Mr. Schumer argued that such setbacks might have been avoidable, had Ukraine already been in possession of the U.S. aid they are awaiting.

“The war has turned against them for only one reason: lack of ammunition and air cover,” Mr. Schumer said.

He noted that all the battlefield needs that Ukrainian officials named — including long-range ammunition and missile systems like ATACMS and HIMARS — were part of the foreign aid package the Senate passed earlier this month with a resoundingly bipartisan vote. And Mr. Schumer said an American official he met with in Ukraine told him Kyiv’s military would not have had to abandon the town of Avdiivka earlier this month had they had that equipment.

But in the House, Ukraine’s battlefield losses have only fueled Republican opposition to continuing to send more aid. The resistance has already grown substantially over the past year, fueled in part by former President Donald J. Trump’s “America First” worldview.

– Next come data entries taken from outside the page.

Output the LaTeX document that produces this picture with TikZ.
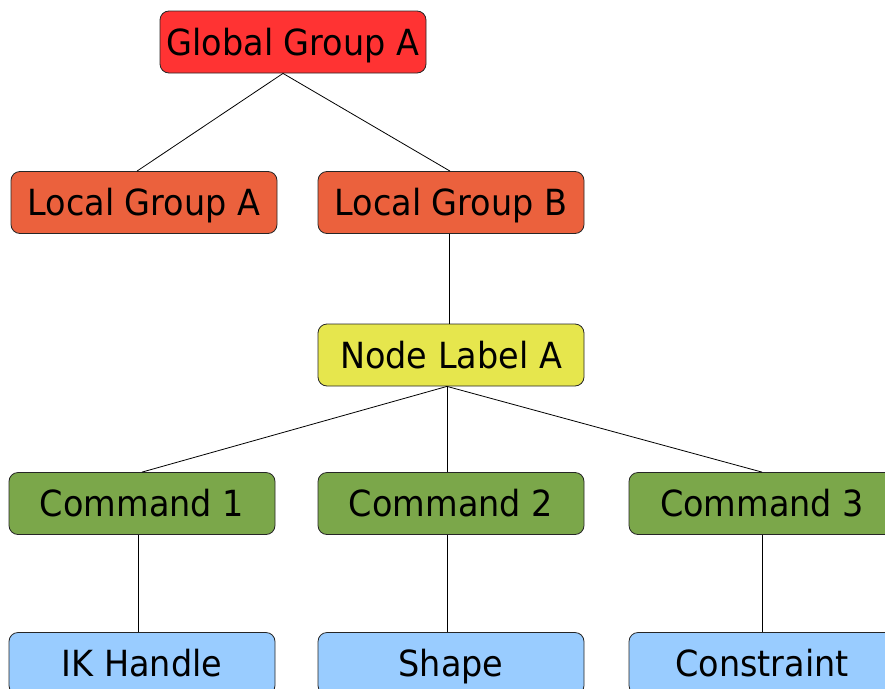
\documentclass[tikz,border=0pt]{standalone}
\usepackage{fontspec}
\setmainfont{DejaVu Sans}[FakeStretch=0.93]
\definecolor{cglobal}{HTML}{FF3333}
\definecolor{clocal}{HTML}{EB613D}
\definecolor{clabel}{HTML}{E6E64D}
\definecolor{ccmd}{HTML}{7BA74A}
\definecolor{cobj}{HTML}{99CCFF}
\tikzset{
  box/.style={draw=black!85, line width=0.8pt, rounded corners=9pt, minimum width=266pt, minimum height=62pt, inner sep=0pt,
    font=\fontsize{36}{40}\selectfont, text height=26pt, text depth=0pt},
  link/.style={draw=black, line width=0.8pt}
}
\begin{document}
\begin{tikzpicture}[x=1pt,y=-1pt]
\useasboundingbox (0,0) rectangle (885,688);
\clip (0,0) rectangle (885,688);
\node[box, fill=cglobal] (g) at (293,42) {Global Group A};
\node[box, fill=clocal] (la) at (144,202.5) {Local Group A};
\node[box, fill=clocal] (lb) at (451,202.5) {Local Group B};
\node[box, fill=clabel] (nl) at (451,355) {Node Label A};
\node[box, fill=ccmd] (c1) at (142,503.5) {Command 1};
\node[box, fill=ccmd] (c2) at (451,503.5) {Command 2};
\node[box, fill=ccmd] (c3) at (762,503.5) {Command 3};
\node[box, fill=cobj] (o1) at (142,663.5) {IK Handle};
\node[box, fill=cobj] (o2) at (451,663.5) {Shape};
\node[box, fill=cobj] (o3) at (762,663.5) {Constraint};
\draw[link] ([xshift=-10pt]g.south) -- ([xshift=-7pt]la.north);
\draw[link] ([xshift=-10pt]g.south) -- ([xshift=-1pt]lb.north);
\draw[link] ([xshift=-2pt]lb.south) -- ([xshift=-2pt]nl.north);
\draw[link] ([xshift=-4pt]nl.south) -- (c1.north);
\draw[link] ([xshift=-4pt]nl.south) -- ([xshift=-4pt]c2.north);
\draw[link] ([xshift=-4pt]nl.south) -- (c3.north);
\draw[link] ([xshift=-4pt]c1.south) -- ([xshift=-4pt]o1.north);
\draw[link] ([xshift=-4pt]c2.south) -- ([xshift=-4pt]o2.north);
\draw[link] (c3.south) -- (o3.north);
\end{tikzpicture}
\end{document}
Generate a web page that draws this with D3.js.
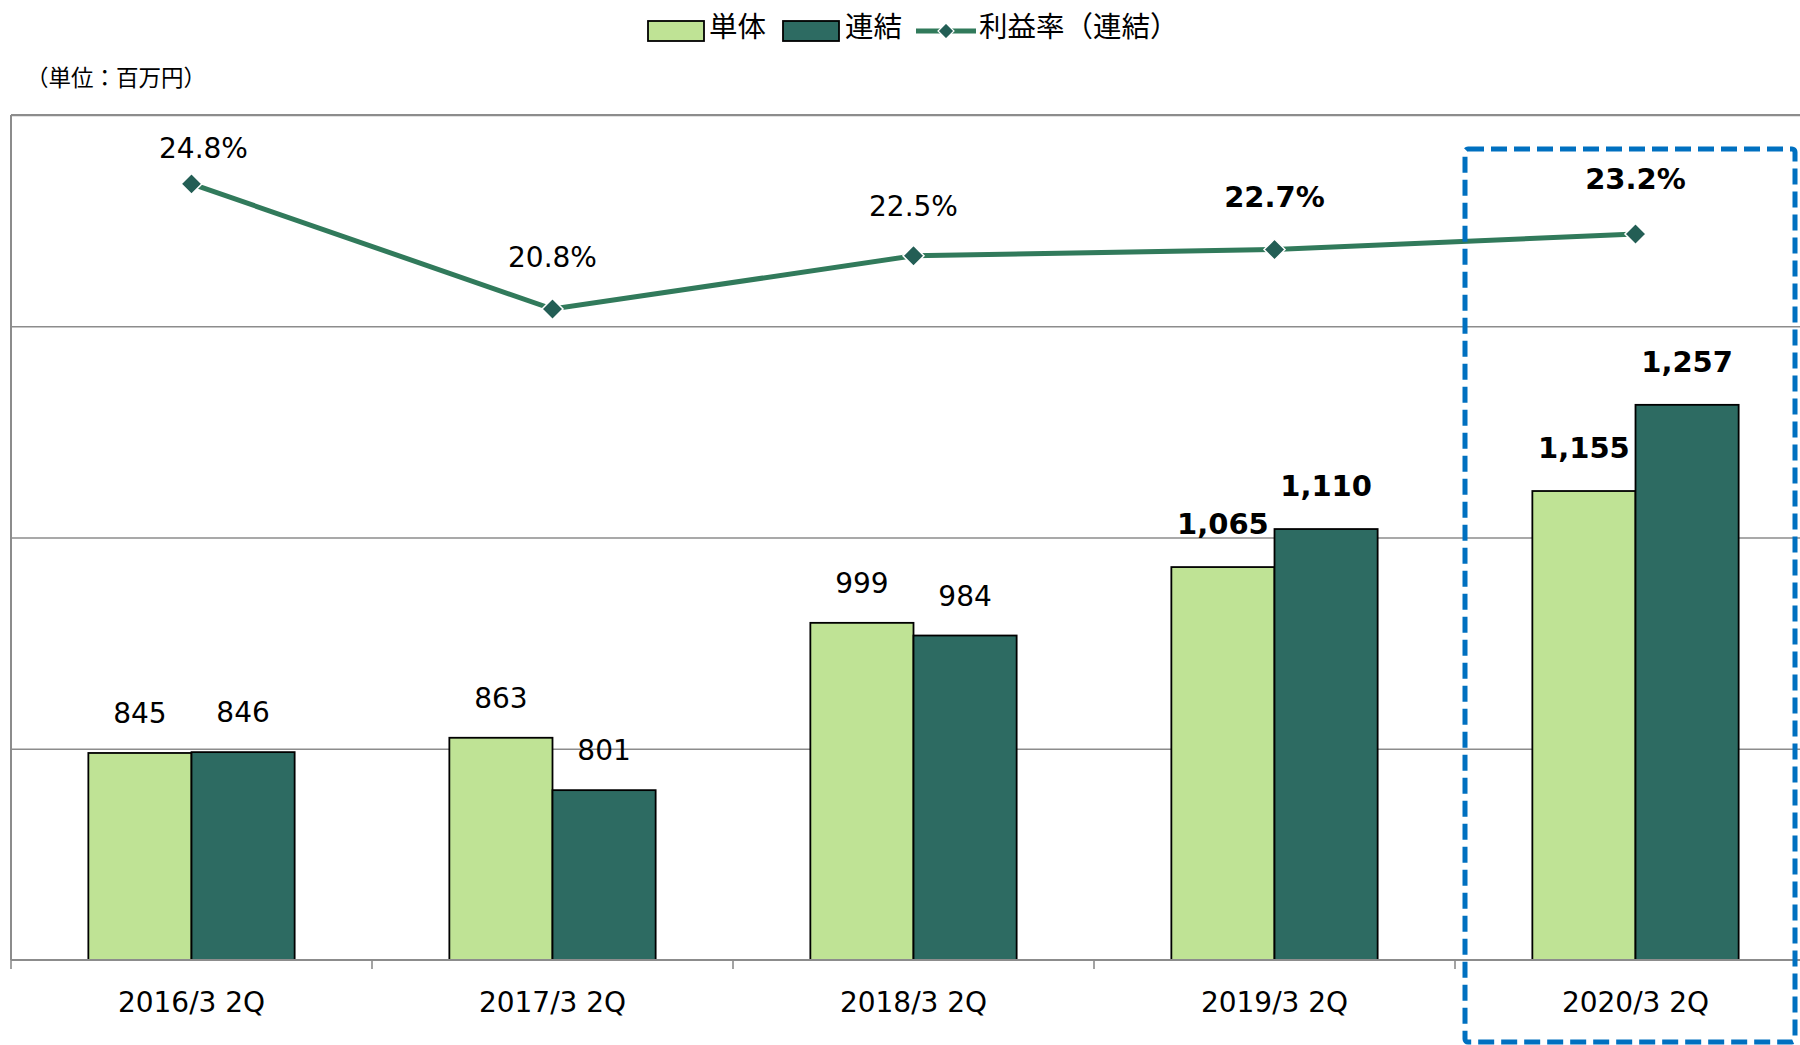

Mr. Johnson, despite having signaled earlier in his speakership that he might be willing to consider more assistance for Ukraine, has rejected bipartisan entreaties to put the aid bill on the floor, arguing that Congress should not approve any more money for Kyiv without also adding severe immigration restrictions to fortify the U.S. border with Mexico against an influx of migrants.

Mr. Schumer emerged from his Ukraine meetings saying he was hopeful about changing Mr. Johnson’s mind. Yet even Republican proponents of the aid have made little headway with the speaker, who has voted repeatedly against aiding Ukraine and is facing a threat from the G.O.P.’s far right to oust him from his position if he allows a vote on doing so.

After Representative Michael R. Turner, Republican of Ohio and the chairman of the House Intelligence Committee, led a bipartisan delegation this month to Kyiv, where he met with Mr. Zelensky and promised the United States would produce additional funding, Mr. Johnson showed no signs of changing his stance.

“The Republican-led House will not be jammed or forced into passing a foreign aid bill that was opposed by most Republican senators and does nothing to secure our own border,” Mr. Johnson said just days after Mr. Turner’s trip.

Mr. Schumer also sought to rebut an argument made by some Republican opponents of the aid that funding Kyiv’s war effort is merely committing to a losing battle — or one that would take years to come close to winning. Ukrainian officials told him there was “no evidence” that, with U.S. aid, Ukraine could not win the war, he said.

But he said it would take a long-term commitment from the United States to help Ukraine gain the upper hand against Russia.

“From what they said, I would estimate a few years,” Mr. Schumer said. He added Ukrainian leaders told him “if they start succeeding militarily, the pressure on Putin will be great and he will sue for peace.”

In an apparent attempt to show that American military aid is being put to good use, Ukraine’s defense ministry on Friday released the first video of a U.S.-made Abrams tank in action near Avdiivka, which fell to Russian troops last week. The tanks are some of America’s most advanced and were first delivered to Ukraine in the fall, in the hope that they could help Kyiv break through Russia’s defensive lines.

Mr. Schumer’s Democratic delegation included Senators Jack Reed of Rhode Island, the chairman of the Armed Services Committee; Richard Blumenthal of Connecticut; Michael Bennet of Colorado and Maggie Hassan of New Hampshire. Senator Mitch McConnell, the Kentucky Republican and minority leader who has been a vocal champion of aiding Ukraine, led a similarly sized G.O.P. delegation to Ukraine in 2022.

The trip represents an expansion of an international profile that Mr. Schumer has been trying to cultivate since becoming majority leader. In the past year, he has logged trips to India, Pakistan, Israel, China and various locations in Europe.